October 13, 2003|Lewis Segal | Times Staff Writer

Self-empowerment was not only the theme of many offerings on the annual Praxis Project showcase program Friday at the John Anson Ford Amphitheatre but is also the underlying mission of the project.

Founded in 2000 to strengthen the local dance community through low-cost workshops and master classes as well as performing opportunities, the project this year added a youth showpiece to its bill, an innovation designed to make concert dance more attractive to those in the earliest stages of a career.

Choreographed by Frit and Frat Fuller of the locally based KIN Dance Company, "D.D.S.O.S." deployed dance students from five Southland schools in work teams that eventually joined forces for feisty, unison pop-dancing before a mass collapse.

The sense of surreal fantasy within a workaday world linked the piece to earlier creations by the Fullers, among them "Pale Forest," danced by KIN on the same program. Here, Kenji Yamaguchi fled from nightmarish, on-the-job stress into an even more scary environment of rapacious street people.

These seven dancing vagrants explored an intriguing flyaway amalgam of street and pop vocabularies, with tough-guy unisons periodically enforcing a powerful solidarity.

The same feeling of unity in crisis dominated Paula Present's intense septet "Breath Among Ruins," with its full-out body-lashing, moments of private anguish and depictions of women being battered by unseen forces but always moving forward.

Stephen Christopher Contreras' "Dancing in the 'Grey' " also focused on women coping with the challenge of an ever-changing environment -- mostly on their own, but with some cooperative action. The piece opened with a meditative solo by Contreras and, however effective, its relevance to the group dances that followed never became clear.

In "Everlasting Now," Scott Putman explored an evolving relationship using Kathryn Contessa's initially tentative but increasingly bold use of pointe work to dramatize her growing self-assertion. The duet boasted artful shifts between dependence and isolation, gymnastics and ballet, but lacked an effective ending.

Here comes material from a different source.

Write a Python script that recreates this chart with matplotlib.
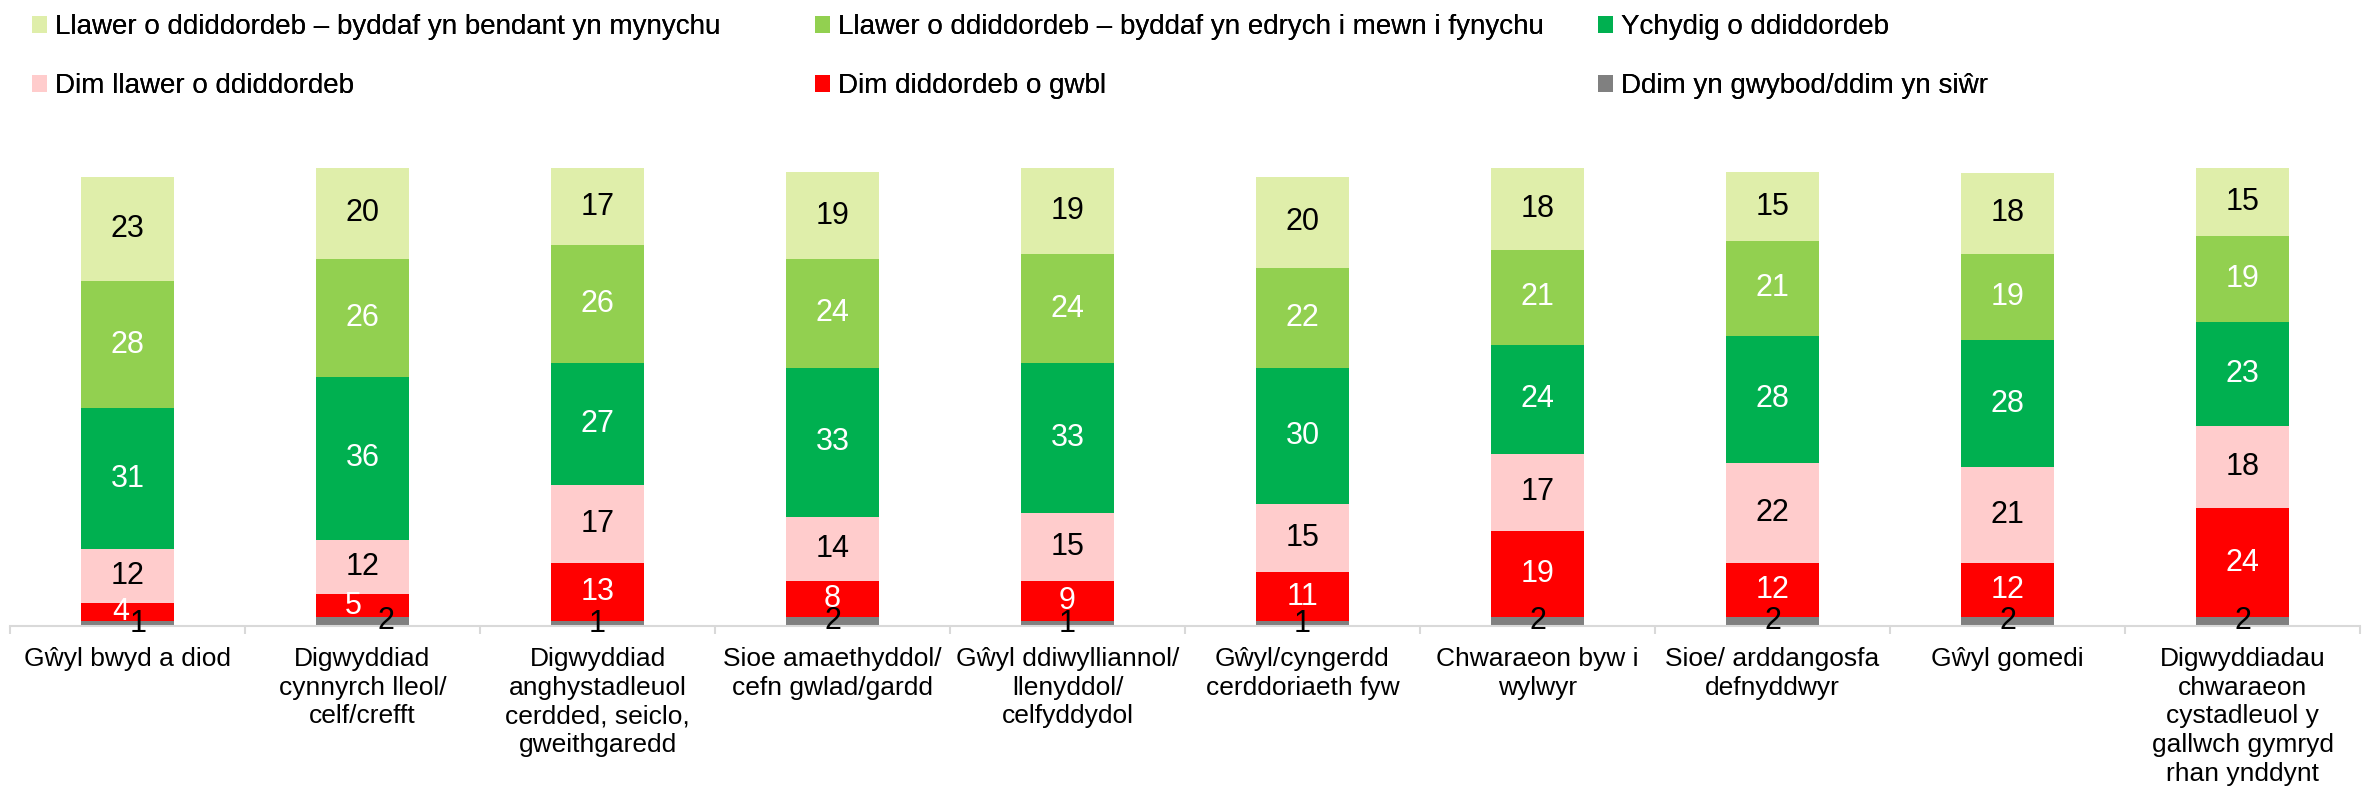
import numpy as np
import matplotlib.pyplot as plt

plt.rcParams['font.family'] = ['Liberation Sans', 'DejaVu Sans']

categories = [
    'Gŵyl bwyd a diod',
    'Digwyddiad\ncynnyrch lleol/\ncelf/crefft',
    'Digwyddiad\nanghystadleuol\ncerdded, seiclo,\ngweithgaredd',
    'Sioe amaethyddol/\ncefn gwlad/gardd',
    'Gŵyl ddiwylliannol/\nllenyddol/\ncelfyddydol',
    'Gŵyl/cyngerdd\ncerddoriaeth fyw',
    'Chwaraeon byw i\nwylwyr',
    'Sioe/ arddangosfa\ndefnyddwyr',
    'Gŵyl gomedi',
    'Digwyddiadau\nchwaraeon\ncystadleuol y\ngallwch gymryd\nrhan ynddynt',
]

# stacked from the bottom up
ddim_gwybod = [1, 2, 1, 2, 1, 1, 2, 2, 2, 2]
dim_o_gwbl = [4, 5, 13, 8, 9, 11, 19, 12, 12, 24]
dim_llawer = [12, 12, 17, 14, 15, 15, 17, 22, 21, 18]
ychydig = [31, 36, 27, 33, 33, 30, 24, 28, 28, 23]
edrych_i_fynychu = [28, 26, 26, 24, 24, 22, 21, 21, 19, 19]
bendant_mynychu = [23, 20, 17, 19, 19, 20, 18, 15, 18, 15]

series = [
    (ddim_gwybod, 'Ddim yn gwybod/ddim yn siŵr', '#808080', 'black'),
    (dim_o_gwbl, 'Dim diddordeb o gwbl', '#ff0000', 'white'),
    (dim_llawer, 'Dim llawer o ddiddordeb', '#ffcccc', 'black'),
    (ychydig, 'Ychydig o ddiddordeb', '#00b050', 'white'),
    (edrych_i_fynychu, 'Llawer o ddiddordeb – byddaf yn edrych i mewn i fynychu', '#92d050', 'white'),
    (bendant_mynychu, 'Llawer o ddiddordeb – byddaf yn bendant yn mynychu', '#dfeeaa', 'black'),
]

W, H = 2367, 795
fig = plt.figure(figsize=(W / 100, H / 100), dpi=100)
ax = fig.add_axes([10 / W, 1 - 626 / H, 2350 / W, 105 * 4.535 / H])

# where the red and grey segments are both thin, push their labels apart
nudge = {0: (-0.03, 0.045), 1: (-0.04, 0.1)}

x = np.arange(len(categories))
bottom = np.zeros(len(categories))
bars = {}
for vals, name, color, tcol in series:
    vals = np.array(vals, dtype=float)
    bars[name] = ax.bar(x, vals, width=0.397, bottom=bottom, color=color, label=name)
    for i, v in enumerate(vals):
        dx = 0
        if i in nudge and color == '#ff0000':
            dx = nudge[i][0]
        elif i in nudge and color == '#808080':
            dx = nudge[i][1]
        ax.text(x[i] + dx, bottom[i] + v / 2, f'{v:.0f}', ha='center', va='center',
                fontsize=22, color=tcol)
    bottom += vals

ax.set_xlim(-0.5, len(categories) - 0.5)
ax.set_ylim(0, 105)
ax.set_yticks([])
for s in ['top', 'right', 'left']:
    ax.spines[s].set_visible(False)
ax.spines['bottom'].set_color('#d9d9d9')
ax.spines['bottom'].set_linewidth(1.5)

ax.set_xticks(x)
ax.set_xticklabels(categories, fontsize=19, linespacing=1.25)
ax.tick_params(axis='x', which='major', length=0, pad=15)
ax.set_xticks(np.arange(-0.5, len(categories)), minor=True)
ax.tick_params(axis='x', which='minor', length=6, width=1.5, color='#d9d9d9')

# legend in three columns, top left to right
order = [
    ['Llawer o ddiddordeb – byddaf yn bendant yn mynychu', 'Dim llawer o ddiddordeb'],
    ['Llawer o ddiddordeb – byddaf yn edrych i mewn i fynychu', 'Dim diddordeb o gwbl'],
    ['Ychydig o ddiddordeb', 'Ddim yn gwybod/ddim yn siŵr'],
]
col_x = [32, 815, 1598]
for names, cx in zip(order, col_x):
    leg = fig.legend([bars[n] for n in names], names, loc='upper left',
                     bbox_to_anchor=(cx / W, 1 - 14 / H), frameon=False,
                     fontsize=20, handlelength=0.55, handleheight=0.55,
                     handletextpad=0.28, labelspacing=1.2, borderpad=0,
                     borderaxespad=0)
    fig.add_artist(leg)

fig.savefig('out.png', dpi=100)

An abstract life cycle set to Estonian choral music, Janice Garrett's "Laulu Palju" featured a number of spectacularly intricate and often downright gorgeous ensemble sequences. But the lack of an evident premise or action plan other than following the music and the reuse of a few meager structural strategies eventually induced torpor, despite an accomplished performance by Garrett's Bay Area company.